--- START Supplied information ---

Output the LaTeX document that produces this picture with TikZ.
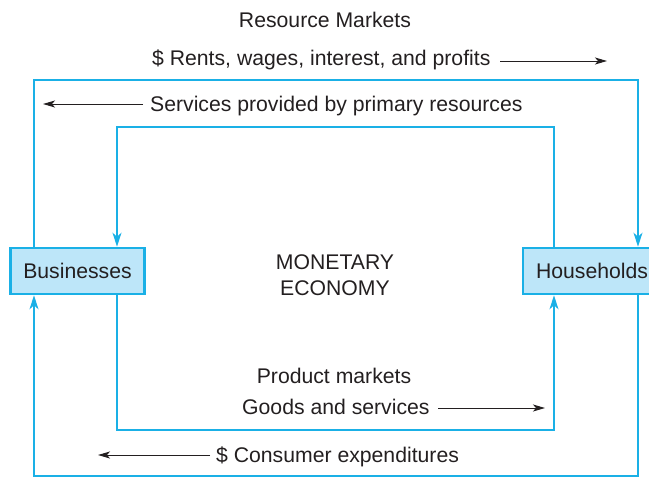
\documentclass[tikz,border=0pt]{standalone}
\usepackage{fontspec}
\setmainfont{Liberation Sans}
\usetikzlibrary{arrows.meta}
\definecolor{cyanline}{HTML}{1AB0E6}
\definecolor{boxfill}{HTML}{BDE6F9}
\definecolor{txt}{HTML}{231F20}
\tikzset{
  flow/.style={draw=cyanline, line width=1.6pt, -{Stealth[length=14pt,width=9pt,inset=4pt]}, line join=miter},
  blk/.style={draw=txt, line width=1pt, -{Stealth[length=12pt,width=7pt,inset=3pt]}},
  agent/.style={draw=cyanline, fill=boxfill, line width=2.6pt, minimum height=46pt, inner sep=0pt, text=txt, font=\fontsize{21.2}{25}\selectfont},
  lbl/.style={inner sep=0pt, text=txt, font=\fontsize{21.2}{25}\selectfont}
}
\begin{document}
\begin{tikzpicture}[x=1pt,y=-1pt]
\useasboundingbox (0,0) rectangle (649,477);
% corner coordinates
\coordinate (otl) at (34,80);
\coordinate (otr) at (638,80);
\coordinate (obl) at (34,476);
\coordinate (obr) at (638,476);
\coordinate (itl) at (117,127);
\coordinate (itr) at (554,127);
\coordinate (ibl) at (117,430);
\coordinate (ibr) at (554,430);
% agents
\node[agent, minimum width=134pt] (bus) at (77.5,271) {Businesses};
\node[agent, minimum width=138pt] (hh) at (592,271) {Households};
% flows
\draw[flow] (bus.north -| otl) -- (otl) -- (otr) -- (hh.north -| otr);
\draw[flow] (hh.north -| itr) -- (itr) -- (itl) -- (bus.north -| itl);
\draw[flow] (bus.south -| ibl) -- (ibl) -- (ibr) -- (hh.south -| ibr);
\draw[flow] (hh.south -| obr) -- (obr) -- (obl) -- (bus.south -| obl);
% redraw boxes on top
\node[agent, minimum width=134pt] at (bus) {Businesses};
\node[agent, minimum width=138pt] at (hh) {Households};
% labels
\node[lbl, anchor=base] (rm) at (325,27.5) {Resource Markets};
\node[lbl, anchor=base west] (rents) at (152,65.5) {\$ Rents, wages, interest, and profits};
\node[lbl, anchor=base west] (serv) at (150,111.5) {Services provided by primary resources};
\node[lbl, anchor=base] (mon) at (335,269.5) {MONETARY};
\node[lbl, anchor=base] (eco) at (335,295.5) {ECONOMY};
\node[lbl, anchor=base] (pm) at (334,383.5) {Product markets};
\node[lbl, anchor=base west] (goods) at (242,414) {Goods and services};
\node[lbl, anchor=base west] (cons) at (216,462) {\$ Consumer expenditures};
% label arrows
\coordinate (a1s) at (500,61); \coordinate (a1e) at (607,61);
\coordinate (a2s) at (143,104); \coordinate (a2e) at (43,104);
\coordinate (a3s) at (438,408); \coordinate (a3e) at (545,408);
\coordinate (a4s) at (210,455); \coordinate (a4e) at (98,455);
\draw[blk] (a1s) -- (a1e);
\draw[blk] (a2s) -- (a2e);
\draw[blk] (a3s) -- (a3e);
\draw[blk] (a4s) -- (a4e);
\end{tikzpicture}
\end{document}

--- END Supplied information ---

• _Problem to solve_
Keep every word of the data as it is when you write it out, but drop the pictures.

• _Written response_
Output the LaTeX document that produces this picture with TikZ.
\documentclass[tikz,border=0pt]{standalone}
\usepackage{fontspec}
\setmainfont{Liberation Sans}
\usetikzlibrary{arrows.meta}
\definecolor{cyanline}{HTML}{1AB0E6}
\definecolor{boxfill}{HTML}{BDE6F9}
\definecolor{txt}{HTML}{231F20}
\tikzset{
  flow/.style={draw=cyanline, line width=1.6pt, -{Stealth[length=14pt,width=9pt,inset=4pt]}, line join=miter},
  blk/.style={draw=txt, line width=1pt, -{Stealth[length=12pt,width=7pt,inset=3pt]}},
  agent/.style={draw=cyanline, fill=boxfill, line width=2.6pt, minimum height=46pt, inner sep=0pt, text=txt, font=\fontsize{21.2}{25}\selectfont},
  lbl/.style={inner sep=0pt, text=txt, font=\fontsize{21.2}{25}\selectfont}
}
\begin{document}
\begin{tikzpicture}[x=1pt,y=-1pt]
\useasboundingbox (0,0) rectangle (649,477);
% corner coordinates
\coordinate (otl) at (34,80);
\coordinate (otr) at (638,80);
\coordinate (obl) at (34,476);
\coordinate (obr) at (638,476);
\coordinate (itl) at (117,127);
\coordinate (itr) at (554,127);
\coordinate (ibl) at (117,430);
\coordinate (ibr) at (554,430);
% agents
\node[agent, minimum width=134pt] (bus) at (77.5,271) {Businesses};
\node[agent, minimum width=138pt] (hh) at (592,271) {Households};
% flows
\draw[flow] (bus.north -| otl) -- (otl) -- (otr) -- (hh.north -| otr);
\draw[flow] (hh.north -| itr) -- (itr) -- (itl) -- (bus.north -| itl);
\draw[flow] (bus.south -| ibl) -- (ibl) -- (ibr) -- (hh.south -| ibr);
\draw[flow] (hh.south -| obr) -- (obr) -- (obl) -- (bus.south -| obl);
% redraw boxes on top
\node[agent, minimum width=134pt] at (bus) {Businesses};
\node[agent, minimum width=138pt] at (hh) {Households};
% labels
\node[lbl, anchor=base] (rm) at (325,27.5) {Resource Markets};
\node[lbl, anchor=base west] (rents) at (152,65.5) {\$ Rents, wages, interest, and profits};
\node[lbl, anchor=base west] (serv) at (150,111.5) {Services provided by primary resources};
\node[lbl, anchor=base] (mon) at (335,269.5) {MONETARY};
\node[lbl, anchor=base] (eco) at (335,295.5) {ECONOMY};
\node[lbl, anchor=base] (pm) at (334,383.5) {Product markets};
\node[lbl, anchor=base west] (goods) at (242,414) {Goods and services};
\node[lbl, anchor=base west] (cons) at (216,462) {\$ Consumer expenditures};
% label arrows
\coordinate (a1s) at (500,61); \coordinate (a1e) at (607,61);
\coordinate (a2s) at (143,104); \coordinate (a2e) at (43,104);
\coordinate (a3s) at (438,408); \coordinate (a3e) at (545,408);
\coordinate (a4s) at (210,455); \coordinate (a4e) at (98,455);
\draw[blk] (a1s) -- (a1e);
\draw[blk] (a2s) -- (a2e);
\draw[blk] (a3s) -- (a3e);
\draw[blk] (a4s) -- (a4e);
\end{tikzpicture}
\end{document}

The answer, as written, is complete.